TASK TO COMPLETE = Find the lines that contain the word "this" and copy each one.

RECORD EXTRACTS =
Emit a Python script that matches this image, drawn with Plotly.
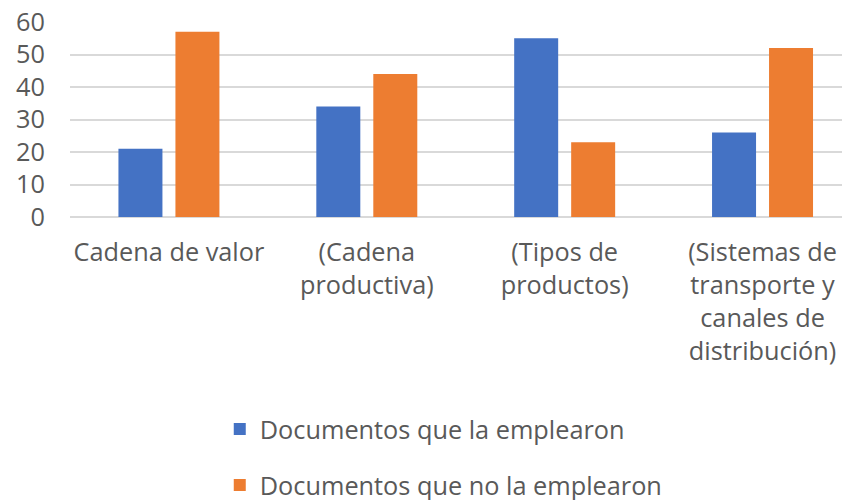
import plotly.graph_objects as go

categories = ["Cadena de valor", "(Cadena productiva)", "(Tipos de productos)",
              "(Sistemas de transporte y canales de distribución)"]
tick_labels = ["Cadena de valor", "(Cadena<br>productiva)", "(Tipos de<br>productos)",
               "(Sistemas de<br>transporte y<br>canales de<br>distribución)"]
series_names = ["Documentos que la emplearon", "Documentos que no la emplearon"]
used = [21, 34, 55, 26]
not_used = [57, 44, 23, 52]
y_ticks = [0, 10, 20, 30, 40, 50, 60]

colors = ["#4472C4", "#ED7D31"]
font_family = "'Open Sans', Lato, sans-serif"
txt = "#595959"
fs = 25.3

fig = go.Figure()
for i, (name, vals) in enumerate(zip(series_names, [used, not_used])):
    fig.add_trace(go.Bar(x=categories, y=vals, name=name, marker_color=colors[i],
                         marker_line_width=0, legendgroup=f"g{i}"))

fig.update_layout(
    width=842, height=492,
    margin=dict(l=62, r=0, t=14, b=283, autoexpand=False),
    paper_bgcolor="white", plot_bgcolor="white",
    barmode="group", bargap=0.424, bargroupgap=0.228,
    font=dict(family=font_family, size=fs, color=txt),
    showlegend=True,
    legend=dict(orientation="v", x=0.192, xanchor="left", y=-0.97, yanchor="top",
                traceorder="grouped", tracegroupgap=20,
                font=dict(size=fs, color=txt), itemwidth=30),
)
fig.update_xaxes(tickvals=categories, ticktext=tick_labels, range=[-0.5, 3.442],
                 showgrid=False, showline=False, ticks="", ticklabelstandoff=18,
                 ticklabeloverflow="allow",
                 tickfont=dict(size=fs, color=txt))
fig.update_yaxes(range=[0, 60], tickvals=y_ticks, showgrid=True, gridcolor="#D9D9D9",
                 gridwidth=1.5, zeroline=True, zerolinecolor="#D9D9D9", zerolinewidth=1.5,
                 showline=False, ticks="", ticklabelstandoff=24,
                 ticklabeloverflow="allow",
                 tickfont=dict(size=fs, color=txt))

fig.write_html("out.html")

* * *

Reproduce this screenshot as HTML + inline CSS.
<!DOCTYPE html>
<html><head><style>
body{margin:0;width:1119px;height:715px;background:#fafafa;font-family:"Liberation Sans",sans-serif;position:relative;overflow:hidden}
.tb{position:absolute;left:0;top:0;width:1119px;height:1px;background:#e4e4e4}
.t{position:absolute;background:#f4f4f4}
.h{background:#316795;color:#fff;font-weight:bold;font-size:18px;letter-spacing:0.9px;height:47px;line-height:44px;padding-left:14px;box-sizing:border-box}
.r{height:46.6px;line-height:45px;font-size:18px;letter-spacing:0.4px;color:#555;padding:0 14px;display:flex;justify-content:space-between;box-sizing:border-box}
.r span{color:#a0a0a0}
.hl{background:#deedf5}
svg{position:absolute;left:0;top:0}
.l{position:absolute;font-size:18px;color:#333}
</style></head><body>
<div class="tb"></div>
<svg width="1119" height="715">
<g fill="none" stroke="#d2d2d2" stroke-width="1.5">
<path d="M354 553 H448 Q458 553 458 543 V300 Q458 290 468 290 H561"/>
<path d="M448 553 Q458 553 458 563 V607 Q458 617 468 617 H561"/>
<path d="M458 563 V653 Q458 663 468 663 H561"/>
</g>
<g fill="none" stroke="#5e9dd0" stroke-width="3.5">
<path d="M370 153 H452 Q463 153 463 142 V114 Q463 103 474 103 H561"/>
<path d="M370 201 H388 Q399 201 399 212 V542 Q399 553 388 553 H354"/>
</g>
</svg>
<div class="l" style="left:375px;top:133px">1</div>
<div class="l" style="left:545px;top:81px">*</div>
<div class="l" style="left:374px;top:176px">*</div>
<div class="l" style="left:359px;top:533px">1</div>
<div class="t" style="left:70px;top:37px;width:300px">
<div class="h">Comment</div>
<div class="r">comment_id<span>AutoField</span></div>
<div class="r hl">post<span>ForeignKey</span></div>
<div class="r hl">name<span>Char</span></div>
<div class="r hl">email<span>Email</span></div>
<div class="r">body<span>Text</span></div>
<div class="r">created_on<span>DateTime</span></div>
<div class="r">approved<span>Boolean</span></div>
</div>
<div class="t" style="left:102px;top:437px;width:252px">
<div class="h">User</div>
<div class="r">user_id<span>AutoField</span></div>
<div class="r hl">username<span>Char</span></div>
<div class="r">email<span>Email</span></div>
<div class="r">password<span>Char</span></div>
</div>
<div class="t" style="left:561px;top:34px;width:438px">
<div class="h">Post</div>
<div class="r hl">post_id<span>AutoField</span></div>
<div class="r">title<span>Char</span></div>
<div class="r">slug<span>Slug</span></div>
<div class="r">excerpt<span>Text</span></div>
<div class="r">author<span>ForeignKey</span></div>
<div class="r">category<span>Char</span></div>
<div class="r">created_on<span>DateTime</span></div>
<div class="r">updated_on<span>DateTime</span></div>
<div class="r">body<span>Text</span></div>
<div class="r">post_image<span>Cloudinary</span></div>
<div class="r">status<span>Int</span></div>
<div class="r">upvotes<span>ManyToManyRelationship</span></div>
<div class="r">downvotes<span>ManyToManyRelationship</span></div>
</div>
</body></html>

THE ANSWER =
Emit a Python script that matches this image, drawn with Plotly.
Reproduce this screenshot as HTML + inline CSS.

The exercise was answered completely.